I selected five single-point variants, including two mutations in the soluble region (positions 1–40) and three in the transmembrane region (TM) (positions 41–75), as required.

WT (MS2 L-protein, 75 aa): METRFPQQSQQTPASTNRRRPFKHEDYPCRRQQRSSTLYVLIFLAIFLSKFTNQLLLSLLEAVIRTVTTLQQLLT

I selected five single substitutions with positive LLR scores. I enforced the assignment constraint by choosing two mutations in the soluble region (positions 1–40) and three in the transmembrane region (positions 41–75).

Here are the 5 mutants I choose:

Mutant 1 - S9Q (soluble, LLR = 2.014)

Sequence: METRFPQQQQQTPASTNRRRPFKHEDYPCRRQQRSSTLYVLIFLAIFLSKFTNQLLLSLLEAVIRTVTTLQQLLT Rationale: High positive score in the soluble region (putative DnaJ-interaction domain). Ser→Gln increases hydrogen-bonding potential and may alter surface chemistry without strongly destabilizing the fold.

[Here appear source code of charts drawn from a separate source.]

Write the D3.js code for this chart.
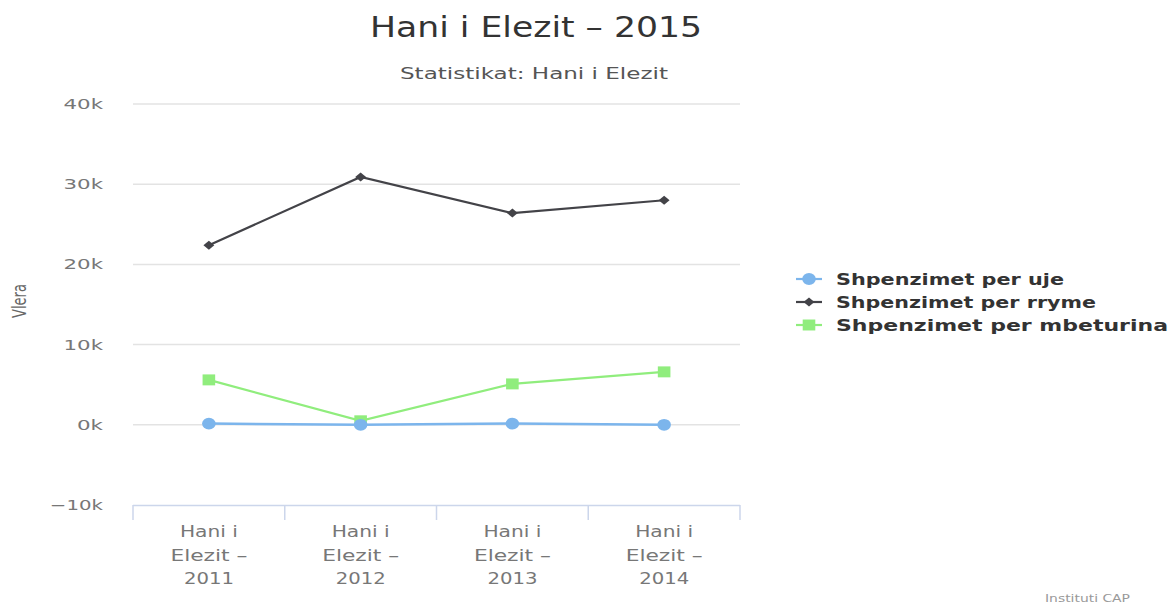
<!DOCTYPE html>
<html><head><meta charset="utf-8">
<script src="https://cdn.jsdelivr.net/npm/d3@7"></script>
<style>body{margin:0;background:#fff}svg{display:block}text{font-family:"DejaVu Sans",sans-serif}</style>
</head><body>
<svg id="c" width="1173" height="605"></svg>
<script>
const categories = [["Hani i","Elezit –","2011"],["Hani i","Elezit –","2012"],["Hani i","Elezit –","2013"],["Hani i","Elezit –","2014"]];
const seriesNames = ["Shpenzimet per uje","Shpenzimet per rryme","Shpenzimet per mbeturina"];
const uje = [150, 0, 150, 0];
const rryme = [22400, 30900, 26400, 28000];
const mbeturina = [5600, 500, 5100, 6600];
const yTicks = [-10000, 0, 10000, 20000, 30000, 40000];
const yTickLabels = ["−10k","0k","10k","20k","30k","40k"];
const colors = ["#7cb5ec","#434348","#90ed7d"];

const svg = d3.select("#c");
const x = d3.scaleBand().domain(d3.range(categories.length)).range([133, 740]);
const y = d3.scaleLinear().domain([-10000, 40000]).range([505, 104]);

function stretch(sel, w){ sel.attr("textLength", w).attr("lengthAdjust","spacingAndGlyphs"); return sel; }

// title
stretch(svg.append("text").attr("x",536).attr("y",37).attr("text-anchor","middle")
  .attr("font-size",28).attr("fill","#333").text("Hani i Elezit – 2015"),332);
stretch(svg.append("text").attr("x",534).attr("y",79).attr("text-anchor","middle")
  .attr("font-size",15).attr("fill","#555").text("Statistikat: Hani i Elezit"),268);

// gridlines
svg.append("g").selectAll("line").data(yTicks.filter(d=>d>-10000)).join("line")
  .attr("x1",133).attr("x2",740).attr("y1",d=>y(d)).attr("y2",d=>y(d))
  .attr("stroke","#e3e3e3").attr("stroke-width",1.5);

// y labels
svg.append("g").selectAll("text").data(yTicks).join("text")
  .attr("x",103).attr("y",d=>y(d)+5).attr("text-anchor","end")
  .attr("font-size",14).attr("fill","#777").text((d,i)=>yTickLabels[i])
  .each(function(d,i){ d3.select(this).attr("textLength", yTickLabels[i].length*13.5-1).attr("lengthAdjust","spacingAndGlyphs"); });

// y title
stretch(svg.append("text").attr("transform","translate(26,301) rotate(-90) scale(1,1.3)").attr("text-anchor","middle")
  .attr("font-size",15).attr("fill","#666").text("Vlera"),34);

// x axis
svg.append("line").attr("x1",133).attr("x2",740).attr("y1",505.5).attr("y2",505.5).attr("stroke","#ccd6eb").attr("stroke-width",1.5);
const bounds = d3.range(categories.length+1).map(i => i<categories.length ? x(i) : x(i-1)+x.bandwidth());
svg.append("g").selectAll("line").data(bounds).join("line")
  .attr("x1",d=>d).attr("x2",d=>d).attr("y1",505).attr("y2",520).attr("stroke","#ccd6eb").attr("stroke-width",1.5);
const lineW = [58,77,50];
categories.forEach((lines,i)=>{
  lines.forEach((t,j)=>{
    stretch(svg.append("text").attr("x",x(i)+x.bandwidth()/2).attr("y",537+j*23.5).attr("text-anchor","middle")
      .attr("font-size",16).attr("fill","#777").text(t), lineW[j]);
  });
});

// series
const data = [uje, rryme, mbeturina];
const line = d3.line().x((d,i)=>x(i)+x.bandwidth()/2).y(d=>y(d));
const symbols = [d3.symbolCircle, d3.symbolSquare, d3.symbolSquare];
const symSizes = [110, 45, 120];
const symXf = [" scale(1.15,1)", " scale(1.15,0.95) rotate(45)", " scale(1.15,1)"];
const order = [2,1,0];
order.forEach(k=>{
  svg.append("path").datum(data[k]).attr("d",line).attr("fill","none")
    .attr("stroke",colors[k]).attr("stroke-width", k===0?2.5:2.2);
});
order.forEach(k=>{
  svg.append("g").selectAll("path").data(data[k]).join("path")
    .attr("transform",(d,i)=>`translate(${x(i)+x.bandwidth()/2},${y(d)})${symXf[k]}`)
    .attr("d", d3.symbol().type(symbols[k]).size(symSizes[k])).attr("fill",colors[k]);
});

// legend
const legW = [228, 260, 332];
seriesNames.forEach((n,i)=>{
  const cy = 279 + i*23;
  svg.append("line").attr("x1",796).attr("x2",822).attr("y1",cy).attr("y2",cy).attr("stroke",colors[i]).attr("stroke-width",2.2);
  svg.append("path").attr("transform",`translate(809,${cy})${symXf[i]}`)
    .attr("d", d3.symbol().type(symbols[i]).size(symSizes[i])).attr("fill",colors[i]);
  stretch(svg.append("text").attr("x",836).attr("y",cy+6).attr("font-size",16).attr("font-weight","bold")
    .attr("fill","#333").text(n), legW[i]);
});

// credits
stretch(svg.append("text").attr("x",1130).attr("y",602).attr("text-anchor","end")
  .attr("font-size",11).attr("fill","#999").text("Instituti CAP"),85);
</script>
</body></html>
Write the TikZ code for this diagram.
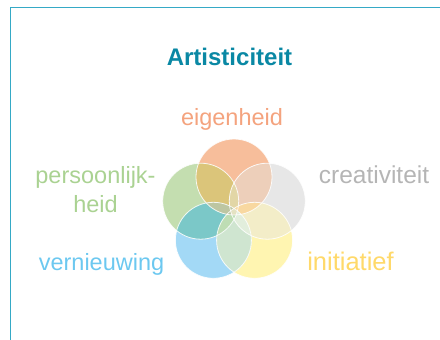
\documentclass[tikz,border=0pt]{standalone}
\usepackage{fontspec}
\setmainfont{Liberation Sans}
\definecolor{frame}{HTML}{35A9C6}
\definecolor{titlec}{HTML}{0A88A4}
\definecolor{cOr}{HTML}{F7BE9B}
\definecolor{cGy}{HTML}{E7E7E7}
\definecolor{cYe}{HTML}{FFF5B1}
\definecolor{cBl}{HTML}{A3D9F6}
\definecolor{cGn}{HTML}{C4DEB0}
\definecolor{pOGn}{HTML}{DBC57A}
\definecolor{pOGy}{HTML}{EDCFBA}
\definecolor{pGyY}{HTML}{F3EDC8}
\definecolor{pYB}{HTML}{CFE5D0}
\definecolor{pBGn}{HTML}{7BC8C8}
\definecolor{tGnOGy}{HTML}{E2D6A6}
\definecolor{tOGyY}{HTML}{F8D8A0}
\definecolor{tGyYB}{HTML}{E2EEDC}
\definecolor{tYBGn}{HTML}{BEDDB4}
\definecolor{tBGnO}{HTML}{BDC6A2}
\definecolor{tAll}{HTML}{E4E2C2}
\definecolor{lOr}{HTML}{F4A37E}
\definecolor{lGy}{HTML}{B5B5B5}
\definecolor{lGn}{HTML}{AAD292}
\definecolor{lBl}{HTML}{6CC8F0}
\definecolor{lYe}{HTML}{FFD96A}
\tikzset{
  lbl/.style={anchor=base, inner sep=0pt, font=\fontsize{23.5}{29}\selectfont},
  ring/.style={draw=white, draw opacity=0.85, line width=0.8pt},
}
\begin{document}
\begin{tikzpicture}[x=1pt,y=-1pt]
\useasboundingbox (0,0) rectangle (440,340);
\draw[frame, line width=1.8pt] (10.5,340) -- (10.5,7.5) -- (440,7.5);
% circle centres
\coordinate (O) at (234,177);
\coordinate (G) at (267.3,201.2);
\coordinate (Y) at (254.6,240.3);
\coordinate (B) at (213.4,240.3);
\coordinate (N) at (200.7,201.2);
\def\r{38}
% base
\fill[cOr] (O) circle (\r);
\fill[cGy] (G) circle (\r);
\fill[cYe] (Y) circle (\r);
\fill[cBl] (B) circle (\r);
\fill[cGn] (N) circle (\r);
% pairs
\begin{scope}\clip (O) circle (\r); \fill[pOGn] (N) circle (\r); \end{scope}
\begin{scope}\clip (O) circle (\r); \fill[pOGy] (G) circle (\r); \end{scope}
\begin{scope}\clip (G) circle (\r); \fill[pGyY] (Y) circle (\r); \end{scope}
\begin{scope}\clip (Y) circle (\r); \fill[pYB] (B) circle (\r); \end{scope}
\begin{scope}\clip (B) circle (\r); \fill[pBGn] (N) circle (\r); \end{scope}
% triples
\begin{scope}\clip (N) circle (\r); \clip (O) circle (\r); \fill[tGnOGy] (G) circle (\r); \end{scope}
\begin{scope}\clip (O) circle (\r); \clip (G) circle (\r); \fill[tOGyY] (Y) circle (\r); \end{scope}
\begin{scope}\clip (G) circle (\r); \clip (Y) circle (\r); \fill[tGyYB] (B) circle (\r); \end{scope}
\begin{scope}\clip (Y) circle (\r); \clip (B) circle (\r); \fill[tYBGn] (N) circle (\r); \end{scope}
\begin{scope}\clip (B) circle (\r); \clip (N) circle (\r); \fill[tBGnO] (O) circle (\r); \end{scope}
% all five
\begin{scope}\clip (O) circle (\r); \clip (G) circle (\r); \clip (Y) circle (\r); \clip (B) circle (\r); \fill[tAll] (N) circle (\r); \end{scope}
% white rings
\foreach \c in {O,G,Y,B,N} \draw[ring] (\c) circle (\r);
% texts
\node[anchor=base, inner sep=0pt, text=titlec, font=\bfseries\fontsize{24}{28}\selectfont] (title) at (229.5,65.5) {Artisticiteit};
\node[lbl, text=lOr] (eig) at (232,125) {eigenheid};
\node[lbl, text=lGy, font=\fontsize{24.5}{29}\selectfont] (cre) at (374,183) {creativiteit};
\node[lbl, text=lGn] (per1) at (95.5,183) {persoonlijk-};
\node[lbl, text=lGn] (per2) at (95.5,212) {heid};
\node[lbl, text=lBl] (ver) at (101.5,270) {vernieuwing};
\node[lbl, text=lYe, font=\fontsize{25.5}{29}\selectfont] (ini) at (350.5,270) {initiatief};
\end{tikzpicture}
\end{document}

Mutant 2 - C29R (soluble, LLR = 2.395)

Sequence: METRFPQQSQQTPASTNRRRPFKHEDYPRRRQQRSSTLYVLIFLAIFLSKFTNQLLLSLLEAVIRTVTTLQQLLT Rationale: One of the strongest positive-scoring substitutions in the soluble region. Adds a positive charge that could reshape chaperone-recognition or interaction surfaces.

Mutant 3 - A45L (TM, LLR = 1.539)

Sequence: METRFPQQSQQTPASTNRRRPFKHEDYPCRRQQRSSTLYVLIFLLIFLSKFTNQLLLSLLEAVIRTVTTLQQLLT Rationale: Hydrophobic substitution in the transmembrane segment. Ala→Leu increases hydrophobicity and may stabilize membrane helix packing/insertion and oligomer stability.

Mutant 4 - T52L (TM, LLR = 1.814)

Sequence: METRFPQQSQQTPASTNRRRPFKHEDYPCRRQQRSSTLYVLIFLAIFLSKFLNQLLLSLLEAVIRTVTTLQQLLT Rationale: Polar→hydrophobic change in the TM region. Thr→Leu may increase membrane compatibility and reduce local insertion/misfolding penalties.

Mutant 5 - N53L (TM, LLR = 1.865)

Sequence: METRFPQQSQQTPASTNRRRPFKHEDYPCRRQQRSSTLYVLIFLAIFLSKFTLQLLLSLLEAVIRTVTTLQQLLT Rationale: Polar→hydrophobic change in the TM region with a strong positive score. Selected as an additional TM-stabilizing candidate.